Dr Paul Schmidt, Hitler’s interpreter, mentions Nevile Henderson’s final interview with Ribbentrop before the war. “I can tell you, Herr Henderson,” Ribbentrop remarked, “That the position is damned serious.” Henderson shouted, “You have just said ‘damned’.”
“Ribbentrop’s breath was taken away. One of the ‘cowardly’ diplomats, an ambassador, and an arrogant Englishman at that, had dared to reprimand him as he as he might a schoolboy. Ribbentrop jumped up from his chair. ‘What did you say?’ he roared. ‘Henderson too had risen to his feet. Both men glared at each other. According to diplomatic convention, I too should have risen; but to be frank I did not quite know how an interpreter should behave when speakers passed from words to deeds -- and I really feared they might do so now.
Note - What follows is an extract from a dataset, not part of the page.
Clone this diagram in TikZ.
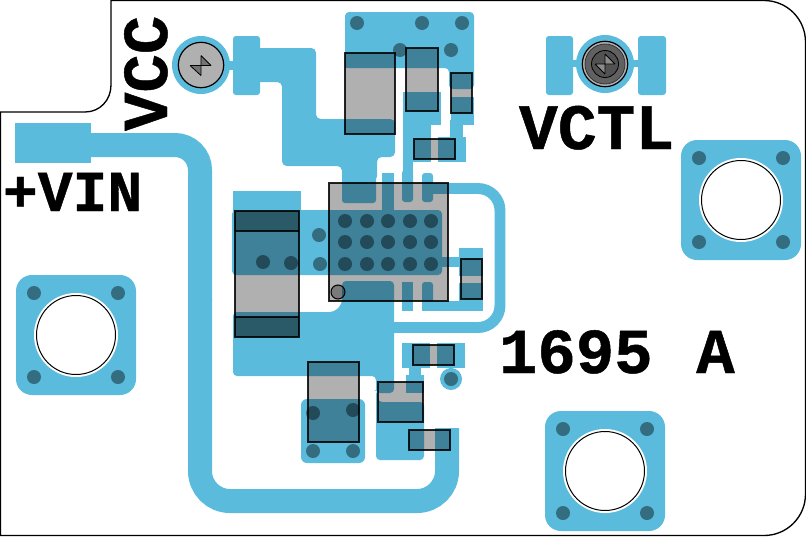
\documentclass[tikz,border=0pt]{standalone}
\usepackage{fontspec}
\newfontfamily\silkfont[FakeBold=0.75]{Liberation Mono Bold}
\definecolor{cu}{HTML}{5ABBDD}
\tikzset{
  x=0.75pt,y=-0.75pt,
  copper/.style={fill=cu,draw=none},
  rc/.style={rounded corners=2.2pt},
  part/.style={fill=black,fill opacity=.31,draw=black,draw opacity=.85,line width=.95pt},
  band/.style={fill=black,fill opacity=.31,draw=none},
  via/.style={fill=black,fill opacity=.42,draw=none},
  board/.style={draw=black,line width=1pt},
  silk/.style={text=black,inner sep=0pt,outer sep=0pt},
  trace/.style={draw=cu,line width=18pt,line cap=butt},
  ring/.style={draw=cu,line width=8.2pt,line cap=butt},
}
\newcommand{\mounthole}[2]{%
  \fill[copper,rounded corners=12pt] (#1-60,#2-60) rectangle (#1+60,#2+60);
  \fill[white] (#1,#2) circle (42);
  \draw[black,line width=.75pt] (#1,#2) circle (39.5);
  \foreach \dx in {-42,42}\foreach \dy in {-42,42}\fill[via] (#1+\dx,#2+\dy) circle (7);
}
\begin{document}
\begin{tikzpicture}
\useasboundingbox (0,0) rectangle (806,536);
\fill[white] (0,0) rectangle (806,536);
% board outline
\draw[board] (0.5,536) -- (0.5,112) -- (85,112) .. controls (100,112) and (111,100) .. (111,85) -- (111,0.5) -- (764,0.5) .. controls (787,0.5) and (805.5,19) .. (805.5,42) -- (805.5,494) .. controls (805.5,517) and (787,535.5) .. (764,535.5) -- (0.5,535.5);
% mounting holes
\mounthole{741}{200}
\mounthole{76}{335}
\mounthole{605}{471}
% VIN trace
\fill[copper] (15,123) rectangle (91,163);
\draw[trace,rounded corners=18.75pt] (85,145) -- (200,145) -- (200,300);
\draw[trace,rounded corners=22.5pt] (200,299) -- (200,501) -- (447,501) -- (447,428);
% VCC
\fill[copper] (201,65) circle (29);
\fill[copper] (225,61) rectangle (240,70);
\fill[copper,rc] (233,36) rectangle (260,95);
\fill[copper,rounded corners=3.5pt] (255,48) -- (316,48) -- (316,119) -- (395,119) -- (395,157) -- (377,157) -- (377,181) -- (342,181) -- (342,166) -- (282,166) -- (282,82) -- (255,82) -- cycle;
% VCTL
\fill[copper] (605,64) circle (29);
\fill[copper] (565,60) rectangle (645,67);
\fill[copper,rc] (546,36) rectangle (573,95);
\fill[copper,rc] (638,36) rectangle (666,95);
% top pad
\fill[copper,rounded corners=3pt] (345,12) -- (474,12) -- (474,89) -- (449,89) -- (449,68) -- (345,68) -- cycle;
\fill[copper] (345,60) rectangle (395,68);
\fill[copper] (451,97) rectangle (474,125);
\fill[copper] (450,120) rectangle (463,140);
\fill[copper] (403,92) rectangle (441,125);
\fill[copper] (403,120) rectangle (431,162);
\fill[copper] (403,160) rectangle (413,182);
\fill[copper] (438,137) rectangle (466,162);
% IC surroundings
\fill[copper,rc] (342,170) rectangle (376,203);
\fill[copper] (382,173) rectangle (394,212);
\fill[copper,rc] (402,170) rectangle (413,202);
\fill[copper,rc] (422,173) rectangle (433,202);
\fill[copper] (422,183) rectangle (440,194);
\fill[copper] (233,191) rectangle (301,212);
\fill[copper,rounded corners=3pt] (232,210) rectangle (442,275);
\fill[copper] (440,257) rectangle (462,267);
\fill[copper] (459,248) rectangle (483,276);
\fill[copper] (459,283) rectangle (483,311);
\fill[copper] (422,301) rectangle (483,311);
\fill[copper,rc] (422,282) rectangle (433,303);
\fill[copper] (402,282) rectangle (413,311);
% ring trace
\draw[ring,rounded corners=16.5pt] (430,188.5) -- (500,188.5) -- (500,327.5) -- (390,327.5);
% lower polygon
\fill[copper,rounded corners=3pt] (233,312) -- (334,312) -- (342,304) -- (342,281) -- (394,281) -- (394,393) -- (376,393) -- (376,376) -- (233,376) -- cycle;
\fill[copper,rounded corners=3pt] (376,390) -- (378,390) -- (378,402) -- (424,402) -- (424,460) -- (376,460) -- cycle;
\fill[copper] (406,375) rectangle (424,393);
\fill[copper] (409,366) rectangle (421,376);
\fill[copper] (402,343) rectangle (430,368);
\fill[copper] (437,343) rectangle (465,368);
\fill[copper] (449,366) rectangle (453,372);
\fill[copper] (451,379) circle (11);
\fill[copper,rounded corners=4.5pt] (301,399) rectangle (365,463);
% vias
\foreach \x/\y in {357/23,422/23,462/23,400/50,451/50,
  345/221,367/221,388/221,410/221,431/221,
  345/242,367/242,388/242,410/242,431/242,
  345/264,367/264,388/264,410/264,431/264,
  263/262,291/263,319/235,320/264,
  313/413,353/410,313/451,353/451,451/379}
  \fill[via] (\x,\y) circle (7);
% parts
\path[part] (345,53) rectangle (395,134);
\path[part] (406,48) rectangle (438,111);
\path[part] (451,73) rectangle (472,113);
\path[part] (414,139) rectangle (455,159);
\path[part] (329,183) rectangle (448,301);
\path[part] (235,211) rectangle (299,337);
\path[band] (235,211) rectangle (299,231);
\path[band] (235,317) rectangle (299,337);
\draw[black,opacity=.85,line width=.8pt] (235,231) -- (299,231) (235,317) -- (299,317);
\path[part] (461,259) rectangle (482,299);
\path[part] (413,345) rectangle (454,365);
\path[part] (308,362) rectangle (359,442);
\path[part] (378,382) rectangle (423,422);
\path[part] (409,430) rectangle (450,450);
% pin 1
\path[fill=black,fill opacity=.3,draw=black,line width=.8pt] (338,292) circle (7);
% VCC screw
\fill[fill=black!31] (201,65) circle (22.7);
\draw[black,line width=.9pt] (201,65) circle (22.7);
\fill[black!55] (201,55.5) -- (211,65.5) -- (201,65.5) -- cycle;
\fill[black!55] (190,65.5) -- (201,75.5) -- (201,65.5) -- cycle;
\draw[black,line width=.6pt] (201,55.5) -- (201,75.5) (190,65.5) -- (211,65.5) (201,55.5) -- (211,65.5) (190,65.5) -- (201,75.5);
% VCTL screw
\fill[black!31] (605,64) circle (22.7);
\draw[black,line width=.9pt] (605,64) circle (22.7);
\fill[black!62] (605,64) circle (20);
\draw[black!80,line width=.6pt] (605,64) circle (20);
\fill[black!68] (605,64) circle (13.5);
\draw[black,line width=.6pt] (605,64) circle (13.5);
\fill[black!45] (605,54) -- (615,64) -- (605,64) -- cycle;
\fill[black!45] (595,64) -- (605,74) -- (605,64) -- cycle;
\draw[black,line width=.6pt] (605,54) -- (605,74) (595,64) -- (615,64) (605,54) -- (615,64) (595,64) -- (605,74);
% text
\node[silk,font=\fontsize{48pt}{48pt}\silkfont,anchor=base west,rotate=90] (vcc) at (167,131) {VCC};
\node[silk,font=\fontsize{43.5pt}{44pt}\silkfont,anchor=base west] (vin) at (3,211) {+VIN};
\node[silk,font=\fontsize{48.5pt}{49pt}\silkfont,anchor=base west] (vctl) at (519,149) {VCTL};
\node[silk,font=\fontsize{48pt}{48pt}\silkfont,anchor=base west] (rev) at (499,373) {1695\hspace{4pt} A};
\end{tikzpicture}
\end{document}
I therefore remained quietly seated and pretended to be writing in my notebook.”
Wit is one of the diplomat’s prized possessions. The Spanish ambassador told Britain’s foreign secretary: “Even Spanish liberals in exile support Spain’s case on Gibraltar.” Michael Walker, an Oxford don retorted, “I regret to say that Her Majesty’s Government cannot boast of any British liberals in exile who support its case on Gibraltar.”